#### Objective:
Quote word for word the lines below, beginning with the first and ending with the one that has "from matplotlib import pyplot as plt". Drop the pictures.

----

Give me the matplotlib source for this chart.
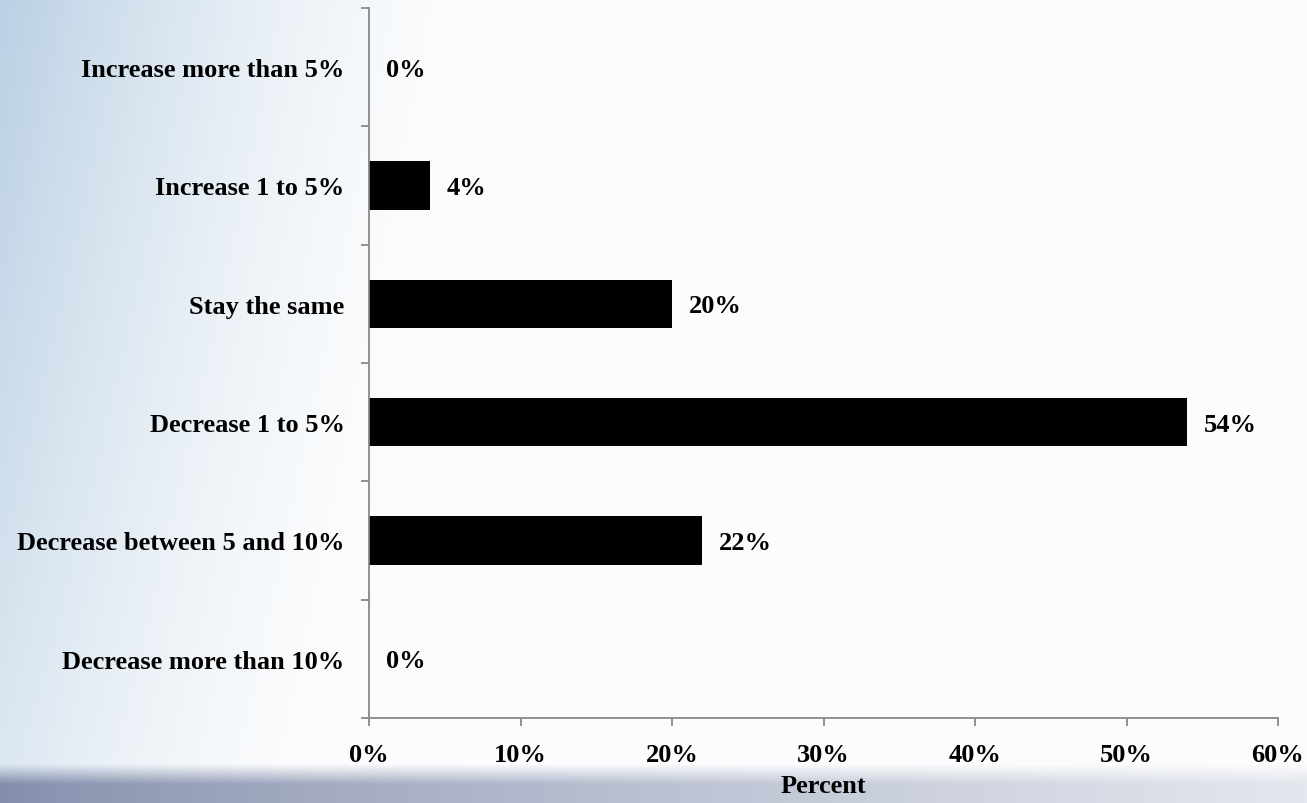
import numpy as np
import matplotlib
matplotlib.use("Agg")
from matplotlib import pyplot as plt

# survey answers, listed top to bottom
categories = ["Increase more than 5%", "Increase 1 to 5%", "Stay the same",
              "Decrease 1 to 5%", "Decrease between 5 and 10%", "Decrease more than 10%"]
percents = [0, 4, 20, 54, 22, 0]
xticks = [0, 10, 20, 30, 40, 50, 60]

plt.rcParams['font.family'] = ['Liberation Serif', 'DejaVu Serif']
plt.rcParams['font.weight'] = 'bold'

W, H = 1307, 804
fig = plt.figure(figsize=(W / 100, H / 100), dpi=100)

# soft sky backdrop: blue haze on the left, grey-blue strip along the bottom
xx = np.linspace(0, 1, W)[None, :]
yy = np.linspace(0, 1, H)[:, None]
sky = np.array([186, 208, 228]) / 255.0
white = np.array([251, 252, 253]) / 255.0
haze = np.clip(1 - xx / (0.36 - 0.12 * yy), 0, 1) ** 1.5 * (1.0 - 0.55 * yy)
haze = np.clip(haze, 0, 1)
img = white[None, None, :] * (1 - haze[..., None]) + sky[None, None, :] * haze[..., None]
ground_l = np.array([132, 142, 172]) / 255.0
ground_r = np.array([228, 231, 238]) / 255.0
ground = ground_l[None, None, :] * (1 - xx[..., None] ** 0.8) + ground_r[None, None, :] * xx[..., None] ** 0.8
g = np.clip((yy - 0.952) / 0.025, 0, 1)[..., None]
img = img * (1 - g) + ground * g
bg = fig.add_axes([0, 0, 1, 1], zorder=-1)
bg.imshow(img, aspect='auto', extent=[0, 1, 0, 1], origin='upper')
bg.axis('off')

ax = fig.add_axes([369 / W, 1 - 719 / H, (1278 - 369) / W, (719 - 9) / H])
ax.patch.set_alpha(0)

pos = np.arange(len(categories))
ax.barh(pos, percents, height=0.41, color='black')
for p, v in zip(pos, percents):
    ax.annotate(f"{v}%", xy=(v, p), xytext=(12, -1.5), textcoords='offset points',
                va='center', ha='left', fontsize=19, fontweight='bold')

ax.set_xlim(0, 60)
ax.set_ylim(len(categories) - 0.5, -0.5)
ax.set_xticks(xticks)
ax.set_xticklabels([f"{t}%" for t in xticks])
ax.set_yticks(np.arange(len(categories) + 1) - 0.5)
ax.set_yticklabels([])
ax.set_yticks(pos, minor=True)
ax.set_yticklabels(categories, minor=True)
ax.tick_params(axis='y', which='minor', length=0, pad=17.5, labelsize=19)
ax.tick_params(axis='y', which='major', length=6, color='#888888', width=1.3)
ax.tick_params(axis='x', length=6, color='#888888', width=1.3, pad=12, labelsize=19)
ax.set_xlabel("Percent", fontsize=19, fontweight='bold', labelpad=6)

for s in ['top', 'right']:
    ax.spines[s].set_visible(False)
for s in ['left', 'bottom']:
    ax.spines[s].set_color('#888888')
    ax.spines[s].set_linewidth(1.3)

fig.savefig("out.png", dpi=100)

----

#### Response to the exercise:
Give me the matplotlib source for this chart.
import numpy as np
import matplotlib
matplotlib.use("Agg")
from matplotlib import pyplot as plt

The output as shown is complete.